Başı fena halde dertte olan Dimitris Hristofyas, özel araştırma komisyonunca suçlu bulundu ya, halkının nazarını başka tarafa çekmek için gündem değiştirmeye kalkıştı.
Maraş ve Güzelyurt geri kendilerine verimeden Kıbrıs sorununa çözüm bulunamazmış.
Al da bozdur.
Sayın Hristofyas, anladık bunalımdasınız. Ama, Maraşın size kaç kez geri verilme teklifi yapıldığını ve her defasında reddettiğinizi unuttunuz galiba.
Hatırlatalım.
Önce Spiros Kipriyanu döneminde, sonra Klerides, Papadapulos döneminde ve son olarak bizzat sizin döneminizde.
Kipriyanu reddettiğinde şöyle gerekçe göstermişti. Maraşı kabul edersem, Girneliler, Kithrealılar, Değirmelikliler, Morfulular ve diğer köylerine geri dönmeyi isteyenler, bekleyenler beni yaşatmazlar.
Ona ve tutumuna karşı çıkan ,zamanın Dışişleri Bakanı Nikos Rolandis bakanlıktan bu nedenle istifa etmiş ve daha sonraları kendisini şiddetle eleştirmişti. Bari Maraşı kabulk ederek bir başlangıç yapmasının doğruluğunu savunmuştu. Maraşın eski Belediye başkanı Alexis Galanos da DIKO dan istifa etmişti. O da yapılan tekliflerin kabulünü istiyordu.
Sonra Klerides. Maraşa karşı Mağusa limanın serbest uslararası deniz trafiğine , Ercanın tanınmasına veya Lefkoşa Uluslararası hava limanının iki toplumun kullanımına açılmasına karşı olduğundan reddetmişti.
Siz de Sayın Hristofyas, hem Annan Planını , Papadopulosa uyarak redettiniz hem de Maraşla birçok Rum köyünü geri almayı.
Ambargoları kaldırınız, Ercanı tanıyınız, Mağusa limanına uluslararası denizciliğin geçerliliğini kabul ediniz, bakınız görünüz Türk tarafı size ne kadar cömertce davranacaktır.
Ama, sizler, maalesef hep “almak” peşinde olduğunuzdan “vermeye” yanaşmıyorsunuz.

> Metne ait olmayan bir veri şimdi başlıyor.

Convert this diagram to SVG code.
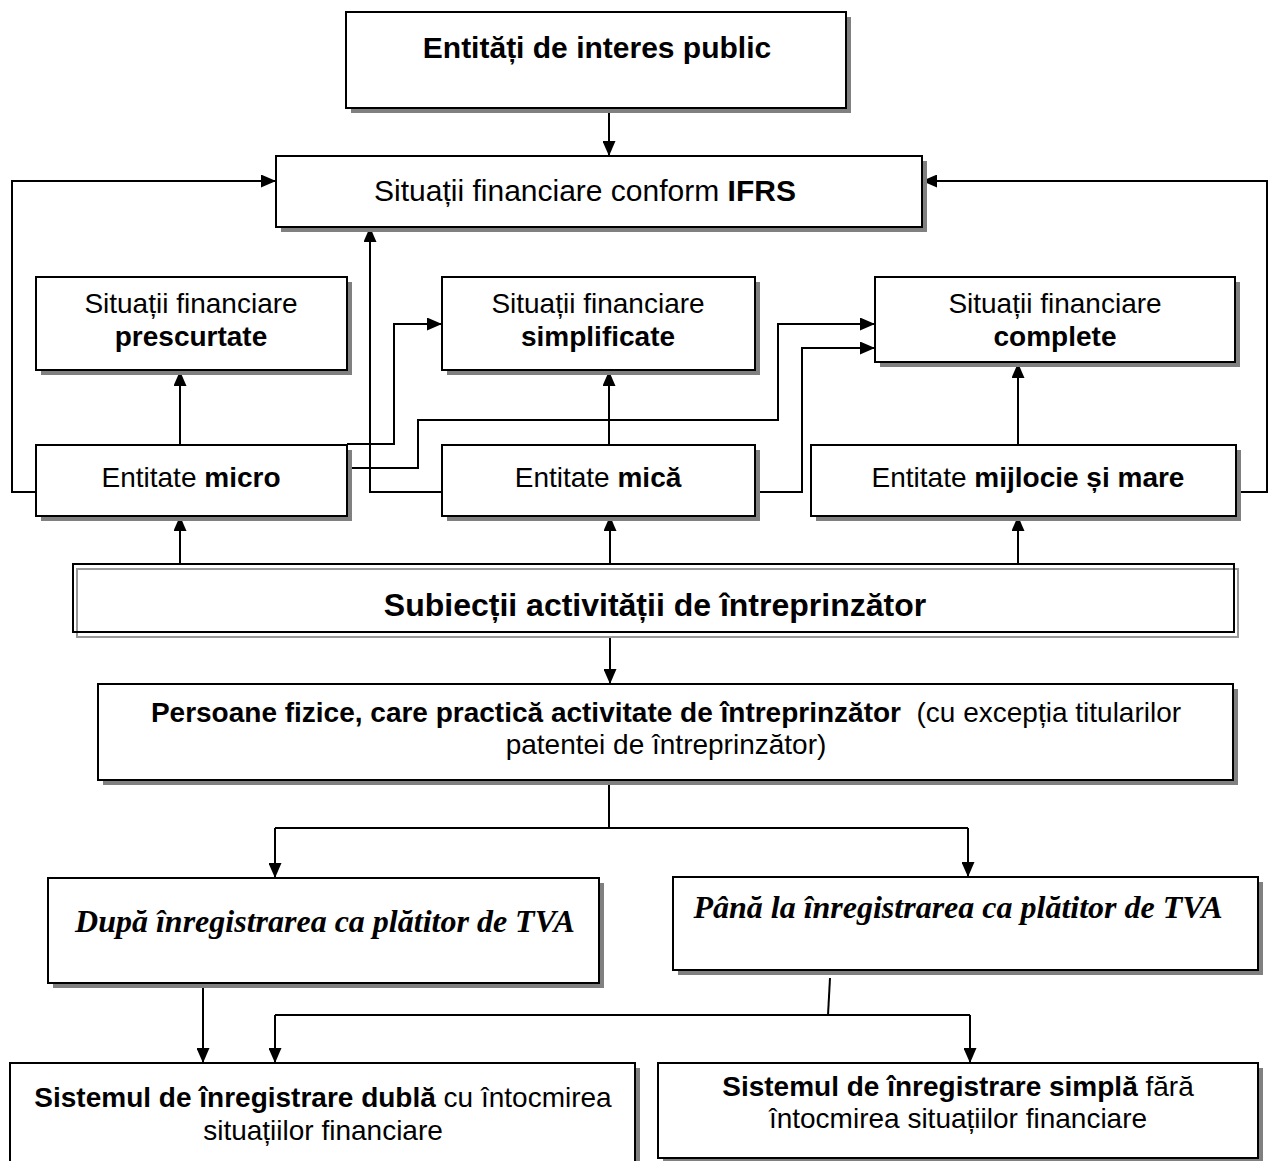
<svg xmlns="http://www.w3.org/2000/svg" width="1269" height="1161" viewBox="0 0 1269 1161">
<defs>
<marker id="ah" viewBox="0 0 15 13" refX="15" refY="6.5" markerWidth="15" markerHeight="13" markerUnits="userSpaceOnUse" orient="auto">
<path d="M0,0 L15,6.5 L0,13 Z" fill="#000"/>
</marker>
</defs>
<style>
.sh{fill:#808080;stroke:none}
.bx{fill:#fff;stroke:#000;stroke-width:2}
.t{font-family:"Liberation Sans",Arial,sans-serif;font-size:28px;fill:#000;text-anchor:middle}
.b{font-weight:bold}
.big{font-size:30px}
.huge{font-size:32px}
.ti{font-family:"Liberation Serif","Times New Roman",serif;font-size:32px;font-weight:bold;font-style:italic;fill:#000;text-anchor:middle}
.c{fill:none;stroke:#000;stroke-width:2}
.ca{fill:none;stroke:#000;stroke-width:2;marker-end:url(#ah)}
</style>
<rect width="1269" height="1161" fill="#fff"/>

<g id="connectors">
<path class="ca" d="M609,108 V156"/>
<path class="ca" d="M36,492 H12 V181 H276"/>
<path class="ca" d="M1236,492 H1267 V181 H922"/>
<path class="ca" d="M442,492 H370 V227"/>
<path class="ca" d="M180,445 V371"/>
<path class="ca" d="M347,444 H394 V324 H442"/>
<path class="ca" d="M347,468 H418 V420 H778 V324 H875"/>
<path class="ca" d="M755,492 H802 V348 H875"/>
<path class="ca" d="M609,445 V371"/>
<path class="ca" d="M1018,445 V363"/>
<path class="ca" d="M180,564 V516"/>
<path class="ca" d="M610,564 V516"/>
<path class="ca" d="M1018,564 V516"/>
<path class="ca" d="M610,637 V684"/>
<path class="c" d="M609,780 V828"/>
<path class="c" d="M275,828 H968"/>
<path class="ca" d="M275,828 V878"/>
<path class="ca" d="M968,828 V877"/>
<path class="ca" d="M203,972 V1063"/>
<path class="c" d="M830,978 L828,1015"/>
<path class="c" d="M275,1015 H970"/>
<path class="ca" d="M275,1015 V1063"/>
<path class="ca" d="M970,1015 V1063"/>
</g>

<g id="n-interes">
<rect class="sh" x="351" y="17" width="500" height="96"/>
<rect class="bx" x="346" y="12" width="500" height="96"/>
<text class="t b big" x="597" y="58">Entități de interes public</text>
</g>

<g id="n-ifrs">
<rect class="sh" x="281" y="161" width="646" height="71"/>
<rect class="bx" x="276" y="156" width="646" height="71"/>
<text class="t big" x="585" y="201">Situații financiare conform <tspan class="b">IFRS</tspan></text>
</g>

<g id="n-prescurtate">
<rect class="sh" x="41" y="282" width="311" height="93"/>
<rect class="bx" x="36" y="277" width="311" height="93"/>
<text class="t" x="191" y="313">Situații financiare</text>
<text class="t b" x="191" y="346">prescurtate</text>
</g>

<g id="n-simplificate">
<rect class="sh" x="447" y="282" width="313" height="93"/>
<rect class="bx" x="442" y="277" width="313" height="93"/>
<text class="t" x="598" y="313">Situații financiare</text>
<text class="t b" x="598" y="346">simplificate</text>
</g>

<g id="n-complete">
<rect class="sh" x="880" y="282" width="360" height="85"/>
<rect class="bx" x="875" y="277" width="360" height="85"/>
<text class="t" x="1055" y="313">Situații financiare</text>
<text class="t b" x="1055" y="346">complete</text>
</g>

<g id="n-micro">
<rect class="sh" x="41" y="450" width="311" height="71"/>
<rect class="bx" x="36" y="445" width="311" height="71"/>
<text class="t" x="191" y="487">Entitate <tspan class="b">micro</tspan></text>
</g>

<g id="n-mica">
<rect class="sh" x="447" y="450" width="313" height="71"/>
<rect class="bx" x="442" y="445" width="313" height="71"/>
<text class="t" x="598" y="487">Entitate <tspan class="b">mică</tspan></text>
</g>

<g id="n-mijlocie">
<rect class="sh" x="816" y="450" width="425" height="71"/>
<rect class="bx" x="811" y="445" width="425" height="71"/>
<text class="t" x="1028" y="487">Entitate <tspan class="b">mijlocie și mare</tspan></text>
</g>

<g id="n-subiectii">
<rect x="73" y="564" width="1161" height="68" fill="#fff"/>
<rect x="77" y="569" width="1161" height="68" fill="none" stroke="#999" stroke-width="2"/>
<rect x="73" y="564" width="1161" height="68" fill="none" stroke="#000" stroke-width="2"/>
<text class="t b huge" x="655" y="616">Subiecții activității de întreprinzător</text>
</g>

<g id="n-persoane">
<rect class="sh" x="103" y="689" width="1135" height="96"/>
<rect class="bx" x="98" y="684" width="1135" height="96"/>
<text class="t" x="666" y="722" xml:space="preserve"><tspan class="b">Persoane fizice, care practică activitate de întreprinzător</tspan>  (cu excepția titularilor</text>
<text class="t" x="666" y="754">patentei de întreprinzător)</text>
</g>

<g id="n-dupa">
<rect class="sh" x="53" y="883" width="551" height="105"/>
<rect class="bx" x="48" y="878" width="551" height="105"/>
<text class="ti" x="325" y="932">După înregistrarea ca plătitor de TVA</text>
</g>

<g id="n-pana">
<rect class="sh" x="678" y="882" width="585" height="93"/>
<rect class="bx" x="673" y="877" width="585" height="93"/>
<text class="ti" x="958" y="918">Până la înregistrarea ca plătitor de TVA</text>
</g>

<g id="n-dubla">
<rect class="sh" x="15" y="1068" width="625" height="110"/>
<rect class="bx" x="10" y="1063" width="625" height="110"/>
<text class="t" x="323" y="1107"><tspan class="b">Sistemul de înregistrare dublă</tspan> cu întocmirea</text>
<text class="t" x="323" y="1140">situațiilor financiare</text>
</g>

<g id="n-simpla">
<rect class="sh" x="663" y="1068" width="600" height="95"/>
<rect class="bx" x="658" y="1063" width="600" height="95"/>
<text class="t" x="958" y="1096"><tspan class="b">Sistemul de înregistrare simplă</tspan> fără</text>
<text class="t" x="958" y="1128">întocmirea situațiilor financiare</text>
</g>
</svg>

Downer de, Buttenheim da varsın, müzakerelerde yeni bir safhaya, “al ver dönemi” ne girilmekte olunduğunu açıklasın. Zaten Syın Eroğlu, bizim gazetecilere “al-ver” süreci başladı derkenden, şiddetle yalanladınız.
Ne oluyor?
Nerden çıktı şimdi Maraş ve Morfu olmazsa müzakerelerle Kıbrıs sorunu çözümlenemez tehditleriniz. Rum halkının desteğini ve güvenini yeniden mi kazanmaya çalışıyorsunuz. Bitti.
Kulak veriniz. Size, istifa et diyorlar. Sizi Evangelos Florakis üssündeki trajik patlamadan, ölümlerden ve yıkımdan sorumlu tutuyorlar. Özel araştırma komisyonu sizi ciddi şekilde suçladı, ve dokunulmazlığınız kaldırıldığı anda yargı önüne çıkabilirsiniz.
O nedenle kahramanlığa soyunmayınız.
Yakında, size güvenleri kalmadığı gerekçesi ile, sizi Kıbrıs müzakerelerindeki temsilcileri görevinden de alabilirler.
İşte o zaman müzakereler sil baştan başlatılır. Yeni müzakereciniz her kim olursa olsun, o da, Maraşı, Girneyi, Değirmenliği, Güzelyurdu geri ister. Başpiskopos Hrisostomos da ona akıl verir ve ELAM ile eski EOKAcılar da aslanlar gibi kükrerler ve Kıbrısın birleştirilip, gümüş tepside önünüze konması rüyalarınız da kabusa dönüşür.
Bizden söylemesi.
Haylazlık, kabadayılık, Türklere baskı, ambargolar, hiçbir şey kazandırmaz, kazandırmayacak. O nedenle, yol yakın iken Türklerle anlaşmaya, uzlaşmaya, paylaşmaya bakınız.
İşin sonunda pirince giderken evdeki bulgurdan olmak da var.